I don't know that there's an opposite approach that works there. No one has been able to find this if it exists.
But it's fascinating to watch this. As you were pointing out earlier on, maybe it was Steve Deace we were talking to.
She was a Tea Party candidate.
When she ran, she was a popular governor among Republicans. And just her brand of Republican politics, has largely just fallen out of favor.
And she doesn't really have a path to win over this new energy of populism. She's from an older school Republicanism.
That actually doesn't poll badly in general election audiences. You mentioned a poll earlier today.
That has her way out in front of Joe Biden, if she actually made it to the yen. And that's really her main argument here. Where both Donald Trump and Ron DeSantis in most of these polls can squeak it out over Biden. She usually has a seven or eight-point lead over Biden.
Which is impressive.
But there's no path for her to get to the position in which she can utilize that support.
So what is -- what is the poll number look like in South Carolina?
STU: South Carolina has not honestly had a ton of new polling. I can pull up a summary here in a second.
But, you know, I think you -- South Carolina, being you know -- I don't remember the date of it here.
I have it in my calendar. South Carolina is still 39 days away.
So we have a while before South Carolina pops up. A lot can change.

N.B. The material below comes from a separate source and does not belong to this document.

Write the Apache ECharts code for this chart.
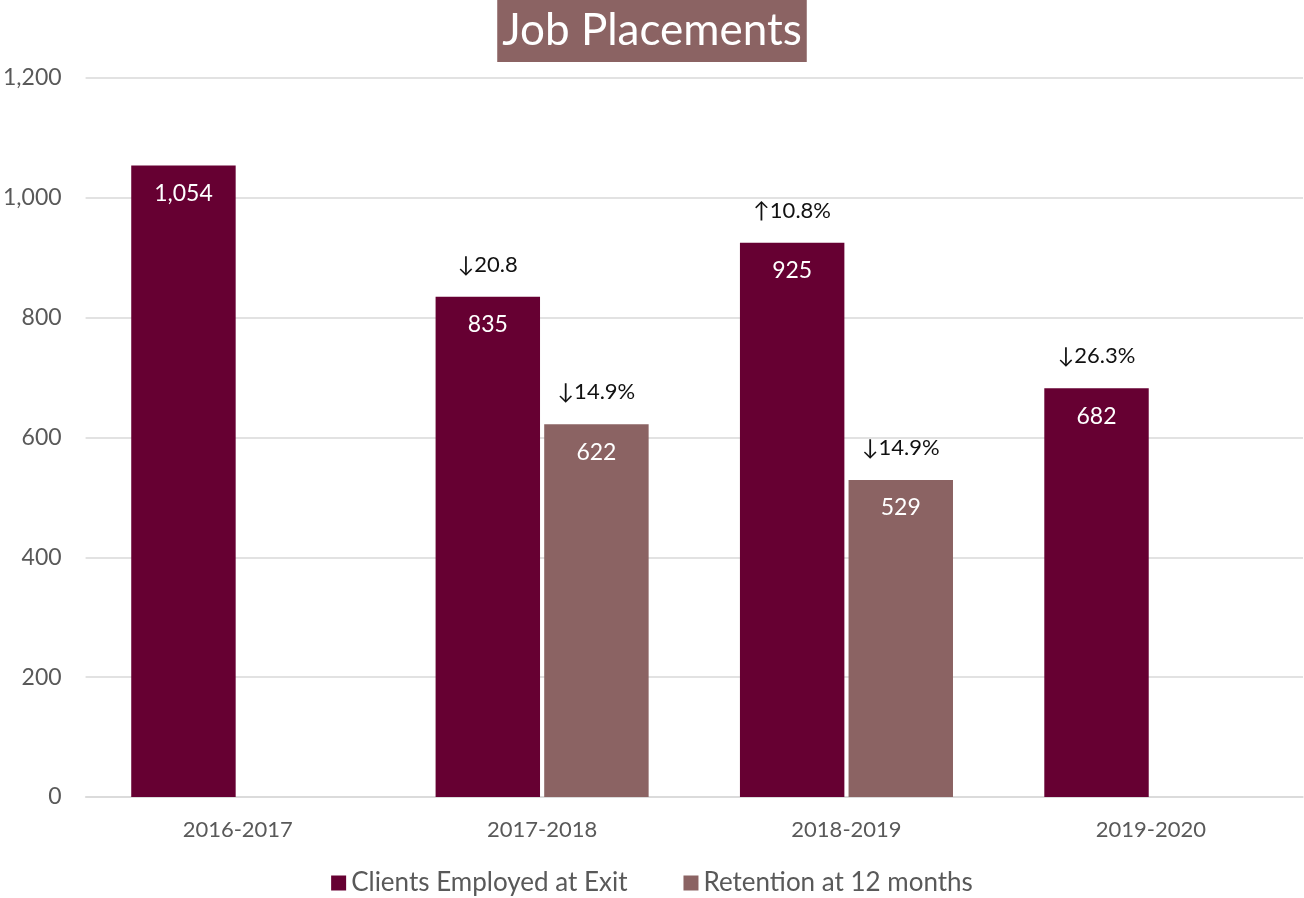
<!DOCTYPE html>
<html>
<head>
<meta charset="utf-8">
<script src="https://cdn.jsdelivr.net/npm/echarts@6/dist/echarts.min.js"></script>
<style>
  html, body { margin: 0; padding: 0; background: #fff; }
  #chart-container { width: 1304px; height: 898px; }
</style>
</head>
<body>
<div id="chart-container"></div>
<script>
const years = ['2016-2017', '2017-2018', '2018-2019', '2019-2020']
const employed = [1054, 835, 925, 682]
const retention = [null, 622, 529, null]
const employedNotes = ['', '↓20.8', '↑10.8%', '↓26.3%']
const retentionNotes = ['', '↓14.9%', '↓14.9%', '']
const yTicks = [0, 200, 400, 600, 800, 1000, 1200]

const font = 'Lato, "Open Sans", sans-serif'

const dom = document.getElementById('chart-container')
const myChart = echarts.init(dom, null, { renderer: 'canvas' })

const barLabel = notes => ({
  show: true,
  position: 'insideTop',
  distance: 0,
  offset: [0, -80],
  formatter: p => '{a|' + (notes[p.dataIndex] || ' ') + '}\n{v|' + p.value.toLocaleString('en-US') + '}',
  rich: {
    a: { fontFamily: font, fontSize: 22, color: '#111', lineHeight: 96, align: 'center' },
    v: { fontFamily: font, fontSize: 23, color: '#fff', lineHeight: 24, align: 'center' }
  }
})

const options = {
  title: {
    text: 'Job Placements',
    left: 'center',
    top: 0,
    backgroundColor: '#8B6363',
    padding: [9, 5, 9, 5],
    textStyle: {
      fontFamily: font,
      fontSize: 44,
      fontWeight: 'normal',
      color: '#fff'
    }
  },
  legend: {
    top: 865,
    left: 'center',
    icon: 'rect',
    itemWidth: 15,
    itemHeight: 15,
    itemGap: 56,
    textStyle: { fontFamily: font, fontSize: 26, color: '#595959' },
    data: ['Clients Employed at Exit', 'Retention at 12 months']
  },
  grid: { left: 85, right: 1, top: 78, bottom: 101 },
  xAxis: {
    type: 'category',
    data: years,
    axisLine: { lineStyle: { color: '#d9d9d9', width: 1.5 } },
    axisTick: { show: false },
    axisLabel: { fontFamily: font, fontSize: 22, color: '#595959', margin: 22 }
  },
  yAxis: {
    type: 'value',
    min: yTicks[0],
    max: yTicks[yTicks.length - 1],
    interval: 200,
    axisLine: { show: false },
    axisTick: { show: false },
    splitLine: { lineStyle: { color: '#d9d9d9', width: 1.5 } },
    axisLabel: {
      fontFamily: font, fontSize: 23, color: '#595959', margin: 24,
      formatter: v => v.toLocaleString('en-US')
    }
  },
  series: [
    {
      name: 'Clients Employed at Exit',
      type: 'bar',
      color: '#660032',
      barGap: '4%',
      barCategoryGap: '30%',
      label: barLabel(employedNotes),
      data: employed
    },
    {
      name: 'Retention at 12 months',
      type: 'bar',
      color: '#8B6363',
      label: barLabel(retentionNotes),
      data: retention
    }
  ]
}

myChart.setOption(options)
window.addEventListener('resize', myChart.resize)
</script>
</body>
</html>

Right now, Trump at 54, Haley at 25.
DeSantis at 12, and Asa Hutchinson at 0.5 percent. I don't know where Ryan Binkley is in this state. Check that apparently, where we're monitoring these polls.
I'm for that Bakerman. I love Bakerman. I love him.
STU: Look, Haley at 25 percent.
If she has a good New Hampshire showing, you can see that closing, and her being relatively competitive in that state, especially, if something were to change.
The one thing that people keep talking about. The Wall Street Journal has written an op-ed. Saying, Ron DeSantis should drop out.
And I think what people are not calculating here.
The DeSantis vote is not an anti-Trump vote. If Ron DeSantis drops out. I think it's probable that the majority of his voters will go to Donald Trump, not to Nikki Haley.
And I think there's a strong possibility, that DeSantis might even endorse Trump in that scenario.
So, again, these people who are like, you know, live or die. I don't want anyone but Trump to win. I don't think DeSantis dropping out is what you want.
You probably want DeSantis to stay in. And keep fighting. To see if he can get one of these later states to turn around a little bit. Or maybe just the tone of the entire campaign, changes with some external event, like a crazy legal development or something like that.
That's probably what you have to look for.
Look, Trump has a massive lead here.
He is -- I don't know that he was ever beatable in this situation, Glenn.
GLENN: Let me give you a new poll from the Economist. You.gov. Asked citizens to predict, who would win regardless of who they preferred.
Of those surveyed, 44 percent said Trump. 35 percent said Biden. 21 percent said, I have no idea. Split down the middle, regarding support. 43 percent said they were supporting Biden. 43 percent say they were supporting Trump.